Security and diplomatic headaches

Allowing advanced chips to flow more freely raises immediate national‑security questions. Will dual‑use technologies accelerate capabilities in areas sensitive to military applications? Could a more permissive policy undermine allied export controls and set precedents Beijing exploits?

Diplomacy will matter. Regulators and firms on both sides will need clearer guardrails: who can buy, for what use, and under what oversight. Without those guardrails, ad hoc sales risk sparking new rounds of restrictions and retaliations.

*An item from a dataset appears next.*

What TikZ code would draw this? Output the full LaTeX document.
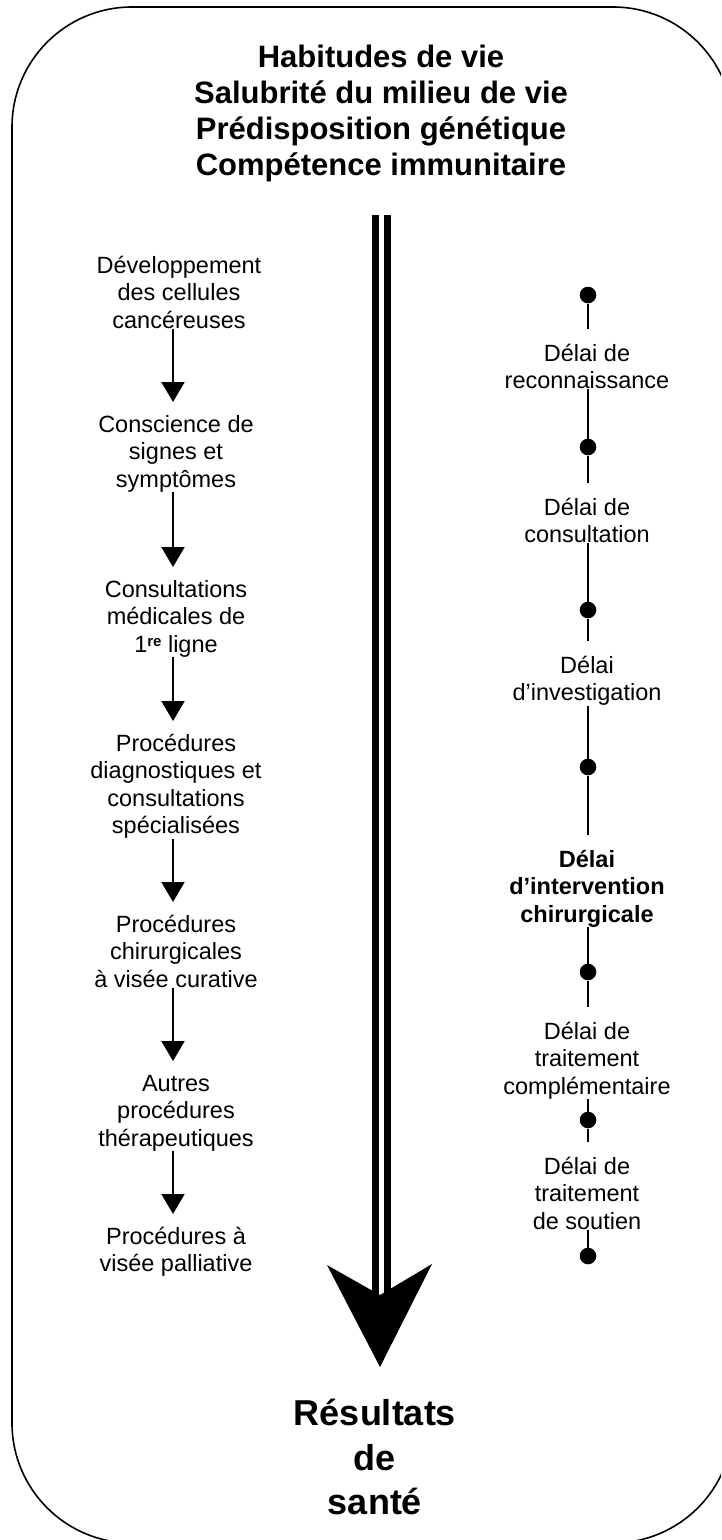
\documentclass[tikz,border=0pt]{standalone}
\usepackage{fontspec}
\setmainfont{Liberation Sans}
\usetikzlibrary{arrows.meta}
\tikzset{
  txt/.style={font=\fontsize{23.5}{27.5}\selectfont, align=center, inner sep=0pt, anchor=north},
  btxt/.style={txt, font=\fontsize{23.5}{27.5}\selectfont\bfseries},
  title/.style={font=\fontsize{31}{36}\selectfont\bfseries, align=center, inner sep=0pt, anchor=north},
  result/.style={font=\fontsize{36}{44.5}\selectfont\bfseries, align=center, inner sep=0pt, anchor=north},
  arr/.style={line width=2pt, -{Triangle[width=23pt,length=20pt]}},
  seg/.style={line width=2pt},
  dot/.style={circle, fill=black, inner sep=0pt, minimum size=16.6pt},
}
\newcommand{\st}[1]{\rule{0pt}{#1pt}}
\begin{document}
\begin{tikzpicture}[x=1pt,y=-1pt]
\useasboundingbox (0,0) rectangle (721,1540);
\clip (0,0) rectangle (721,1540);
\draw[line width=1.6pt, rounded corners=120pt] (12,7) rectangle (733,1543);
% title
\node[title] (title) at (381,44) {\st{23}Habitudes de vie\\Salubrité du milieu de vie\\Prédisposition génétique\\Compétence immunitaire};
% big arrow
\coordinate (bigtop) at (381.5,215);
\coordinate (bigend) at (381.5,1300);
\draw[line width=7pt, double=white, double distance=5pt] (bigtop) -- (bigend);
\fill (327,1265) -- (380,1295) -- (432,1264) -- (380,1367) -- cycle;
\node[result] (res) at (375,1399) {\st{26}Résultats\\de\\santé};
% left column
\node[txt] (l1) at (179,255) {\st{18}Développement\\des cellules\\cancéreuses};
\node[txt] (l2) at (176,414) {\st{18}Conscience de\\signes et\\symptômes};
\node[txt] (l3) at (176,579) {\st{18}Consultations\\médicales de\\1\raisebox{6pt}{\fontsize{15}{15}\selectfont\bfseries re} ligne};
\node[txt] (l4) at (176,733) {\st{18}Procédures\\diagnostiques et\\consultations\\spécialisées};
\node[txt] (l5) at (176,914) {\st{18}Procédures\\chirurgicales\\à visée curative};
\node[txt] (l6) at (176,1073) {\st{18}Autres\\procédures\\thérapeutiques};
\node[txt] (l7) at (176,1226) {\st{18}Procédures à\\visée palliative};
\coordinate (ax) at (173,0);
\foreach \a/\b in {l1/l2,l2/l3,l3/l4,l4/l5,l5/l6,l6/l7}
  \draw[arr] (\a.south -| ax) -- ([yshift=12pt]\b.north -| ax);
% right column
\node[dot] (d1) at (588,295) {};
\node[dot] (d2) at (588,447) {};
\node[dot] (d3) at (588,610) {};
\node[dot] (d4) at (588,767) {};
\node[dot] (d5) at (588,972) {};
\node[dot] (d6) at (588,1120) {};
\node[dot] (d7) at (588,1256) {};
\node[txt] (r1) at (587,343) {\st{18}Délai de\\reconnaissance};
\node[txt] (r2) at (587,497) {\st{18}Délai de\\consultation};
\node[txt] (r3) at (587,655) {\st{18}Délai\\d’investigation};
\node[btxt] (r4) at (587,849) {\st{18}Délai\\d’intervention\\chirurgicale};
\node[txt] (r5) at (587,1021) {\st{18}Délai de\\traitement\\complémentaire};
\node[txt] (r6) at (587,1156) {\st{18}Délai de\\traitement\\de soutien};
\foreach \d/\r/\n in {d1/r1/d2,d2/r2/d3,d3/r3/d4,d4/r4/d5,d5/r5/d6,d6/r6/d7}{
  \draw[seg] (\d) -- ([yshift=14pt]\r.north -| \d);
  \draw[seg] (\r.south -| \d) -- (\n);
}
\end{tikzpicture}
\end{document}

What businesses will practically do

Expect three typical responses: some Chinese firms will take cautious steps — buying cloud access or licensing compute rather than importing hardware; others will accelerate star projects that justify premium hardware; and a third group will double down on domestic chip programs to hedge future uncertainty.

The immediate market shrug — where prices and order flows barely twitch after the announcements — hides complex decision trees being run in engineering teams and boardrooms. This is not a single transaction; it’s a set of strategic choices that will play out over months and years.

The U.S. policy change didn’t create a solution to the AI‑hardware tug-of-war. It merely rearranged the pieces. Companies and governments will now figure out how to live with the new board — and who, ultimately, benefits when the next generation of chips hits the floor.